BEGIN

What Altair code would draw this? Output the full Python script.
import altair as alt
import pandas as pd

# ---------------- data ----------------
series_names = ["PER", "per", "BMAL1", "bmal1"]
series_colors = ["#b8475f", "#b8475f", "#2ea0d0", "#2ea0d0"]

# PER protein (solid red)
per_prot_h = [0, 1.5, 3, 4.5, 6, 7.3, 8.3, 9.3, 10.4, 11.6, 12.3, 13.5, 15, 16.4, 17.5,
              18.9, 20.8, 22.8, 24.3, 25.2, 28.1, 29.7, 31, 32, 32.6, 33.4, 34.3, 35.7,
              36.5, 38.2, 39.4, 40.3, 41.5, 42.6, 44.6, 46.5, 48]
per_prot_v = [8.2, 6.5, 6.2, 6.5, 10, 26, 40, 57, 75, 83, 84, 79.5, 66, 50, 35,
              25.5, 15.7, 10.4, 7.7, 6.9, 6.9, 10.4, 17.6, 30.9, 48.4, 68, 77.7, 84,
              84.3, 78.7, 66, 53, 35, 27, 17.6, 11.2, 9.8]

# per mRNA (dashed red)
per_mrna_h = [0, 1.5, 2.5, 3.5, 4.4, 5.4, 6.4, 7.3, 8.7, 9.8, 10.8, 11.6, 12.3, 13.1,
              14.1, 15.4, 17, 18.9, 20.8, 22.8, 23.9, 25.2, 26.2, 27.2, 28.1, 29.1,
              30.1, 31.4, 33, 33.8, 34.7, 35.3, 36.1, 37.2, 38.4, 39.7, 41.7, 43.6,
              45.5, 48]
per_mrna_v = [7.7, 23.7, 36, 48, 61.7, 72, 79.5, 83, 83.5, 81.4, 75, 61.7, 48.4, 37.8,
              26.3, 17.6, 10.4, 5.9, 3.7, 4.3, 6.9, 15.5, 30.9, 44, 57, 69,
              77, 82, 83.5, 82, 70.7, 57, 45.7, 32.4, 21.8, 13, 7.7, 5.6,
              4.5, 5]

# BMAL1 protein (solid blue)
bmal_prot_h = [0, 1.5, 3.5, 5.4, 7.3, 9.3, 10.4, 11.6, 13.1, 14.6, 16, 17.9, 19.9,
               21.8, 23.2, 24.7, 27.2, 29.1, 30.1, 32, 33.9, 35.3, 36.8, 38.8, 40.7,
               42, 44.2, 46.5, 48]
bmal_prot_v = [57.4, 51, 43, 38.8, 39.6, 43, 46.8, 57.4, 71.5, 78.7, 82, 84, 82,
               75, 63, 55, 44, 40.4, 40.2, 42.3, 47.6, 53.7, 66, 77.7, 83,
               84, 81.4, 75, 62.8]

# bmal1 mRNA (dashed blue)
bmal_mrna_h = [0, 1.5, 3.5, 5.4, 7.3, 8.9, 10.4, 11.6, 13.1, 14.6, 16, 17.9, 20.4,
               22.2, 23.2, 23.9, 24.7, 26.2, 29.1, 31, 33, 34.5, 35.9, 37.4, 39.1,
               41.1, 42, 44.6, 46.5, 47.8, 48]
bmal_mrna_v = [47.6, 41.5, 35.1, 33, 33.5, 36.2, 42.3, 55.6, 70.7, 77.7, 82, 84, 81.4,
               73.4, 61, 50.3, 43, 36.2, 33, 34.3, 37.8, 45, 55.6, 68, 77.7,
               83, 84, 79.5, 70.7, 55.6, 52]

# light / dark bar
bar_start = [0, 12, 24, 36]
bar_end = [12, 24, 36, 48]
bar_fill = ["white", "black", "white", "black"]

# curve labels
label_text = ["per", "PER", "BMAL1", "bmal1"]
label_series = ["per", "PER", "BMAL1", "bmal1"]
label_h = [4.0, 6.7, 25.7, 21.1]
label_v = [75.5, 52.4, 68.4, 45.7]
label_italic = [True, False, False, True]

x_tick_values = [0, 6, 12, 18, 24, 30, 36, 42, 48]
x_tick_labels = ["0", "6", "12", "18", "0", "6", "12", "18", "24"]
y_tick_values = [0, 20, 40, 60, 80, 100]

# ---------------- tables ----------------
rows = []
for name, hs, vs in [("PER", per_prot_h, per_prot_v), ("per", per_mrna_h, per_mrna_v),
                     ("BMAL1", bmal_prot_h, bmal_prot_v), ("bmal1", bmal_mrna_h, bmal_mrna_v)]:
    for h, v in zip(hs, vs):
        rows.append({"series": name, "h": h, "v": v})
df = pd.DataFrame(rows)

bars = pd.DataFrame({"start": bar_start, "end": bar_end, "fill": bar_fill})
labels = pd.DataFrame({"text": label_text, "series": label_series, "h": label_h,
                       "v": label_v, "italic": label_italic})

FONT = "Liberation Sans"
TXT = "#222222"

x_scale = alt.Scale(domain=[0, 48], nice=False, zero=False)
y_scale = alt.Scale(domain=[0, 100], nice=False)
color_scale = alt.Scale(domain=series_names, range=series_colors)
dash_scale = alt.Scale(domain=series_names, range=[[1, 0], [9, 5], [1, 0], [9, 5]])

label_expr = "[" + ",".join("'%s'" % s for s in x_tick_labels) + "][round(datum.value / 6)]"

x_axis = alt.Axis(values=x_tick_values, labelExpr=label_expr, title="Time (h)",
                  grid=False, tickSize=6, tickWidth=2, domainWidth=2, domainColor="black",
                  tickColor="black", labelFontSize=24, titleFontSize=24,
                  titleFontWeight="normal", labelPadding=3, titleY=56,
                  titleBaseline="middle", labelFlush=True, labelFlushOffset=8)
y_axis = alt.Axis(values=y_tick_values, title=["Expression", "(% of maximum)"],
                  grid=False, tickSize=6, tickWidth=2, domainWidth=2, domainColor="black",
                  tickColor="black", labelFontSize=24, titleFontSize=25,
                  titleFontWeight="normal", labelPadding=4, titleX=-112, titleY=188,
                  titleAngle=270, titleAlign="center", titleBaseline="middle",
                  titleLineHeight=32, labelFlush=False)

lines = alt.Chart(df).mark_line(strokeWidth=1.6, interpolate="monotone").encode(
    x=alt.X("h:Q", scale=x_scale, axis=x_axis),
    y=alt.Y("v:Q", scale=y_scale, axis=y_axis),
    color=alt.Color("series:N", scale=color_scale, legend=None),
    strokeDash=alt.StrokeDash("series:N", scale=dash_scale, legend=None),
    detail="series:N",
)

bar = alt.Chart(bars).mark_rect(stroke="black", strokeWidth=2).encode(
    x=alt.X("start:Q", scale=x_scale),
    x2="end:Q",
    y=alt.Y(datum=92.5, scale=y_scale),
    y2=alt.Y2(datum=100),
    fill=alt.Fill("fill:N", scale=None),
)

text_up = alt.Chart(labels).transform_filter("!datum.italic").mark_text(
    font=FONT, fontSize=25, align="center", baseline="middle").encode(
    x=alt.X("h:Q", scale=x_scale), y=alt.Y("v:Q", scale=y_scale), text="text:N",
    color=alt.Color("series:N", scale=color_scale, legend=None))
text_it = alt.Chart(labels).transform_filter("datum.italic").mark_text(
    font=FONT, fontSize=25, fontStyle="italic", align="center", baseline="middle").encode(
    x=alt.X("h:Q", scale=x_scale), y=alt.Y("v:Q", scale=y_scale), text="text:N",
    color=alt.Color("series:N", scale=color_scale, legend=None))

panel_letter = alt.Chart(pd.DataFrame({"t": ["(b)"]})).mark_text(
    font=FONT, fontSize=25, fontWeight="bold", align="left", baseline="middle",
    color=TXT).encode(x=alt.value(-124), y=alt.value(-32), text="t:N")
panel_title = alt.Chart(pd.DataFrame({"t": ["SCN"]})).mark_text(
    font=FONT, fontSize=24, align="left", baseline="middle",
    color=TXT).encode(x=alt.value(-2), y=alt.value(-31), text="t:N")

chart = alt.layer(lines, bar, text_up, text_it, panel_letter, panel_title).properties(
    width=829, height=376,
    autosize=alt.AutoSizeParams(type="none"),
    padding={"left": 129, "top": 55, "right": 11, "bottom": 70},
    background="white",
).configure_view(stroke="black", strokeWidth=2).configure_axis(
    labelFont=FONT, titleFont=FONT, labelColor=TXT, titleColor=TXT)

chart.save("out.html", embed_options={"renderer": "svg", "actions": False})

END

What needs to be done → Produce the lines from the top of the listing through the "84.3, 78.7, 66, 53, 35, 27, 17.6, 11.2, 9.8]" line exactly as they appear, with no additional output.

Exercise answer →
What Altair code would draw this? Output the full Python script.
import altair as alt
import pandas as pd

# ---------------- data ----------------
series_names = ["PER", "per", "BMAL1", "bmal1"]
series_colors = ["#b8475f", "#b8475f", "#2ea0d0", "#2ea0d0"]

# PER protein (solid red)
per_prot_h = [0, 1.5, 3, 4.5, 6, 7.3, 8.3, 9.3, 10.4, 11.6, 12.3, 13.5, 15, 16.4, 17.5,
              18.9, 20.8, 22.8, 24.3, 25.2, 28.1, 29.7, 31, 32, 32.6, 33.4, 34.3, 35.7,
              36.5, 38.2, 39.4, 40.3, 41.5, 42.6, 44.6, 46.5, 48]
per_prot_v = [8.2, 6.5, 6.2, 6.5, 10, 26, 40, 57, 75, 83, 84, 79.5, 66, 50, 35,
              25.5, 15.7, 10.4, 7.7, 6.9, 6.9, 10.4, 17.6, 30.9, 48.4, 68, 77.7, 84,
              84.3, 78.7, 66, 53, 35, 27, 17.6, 11.2, 9.8]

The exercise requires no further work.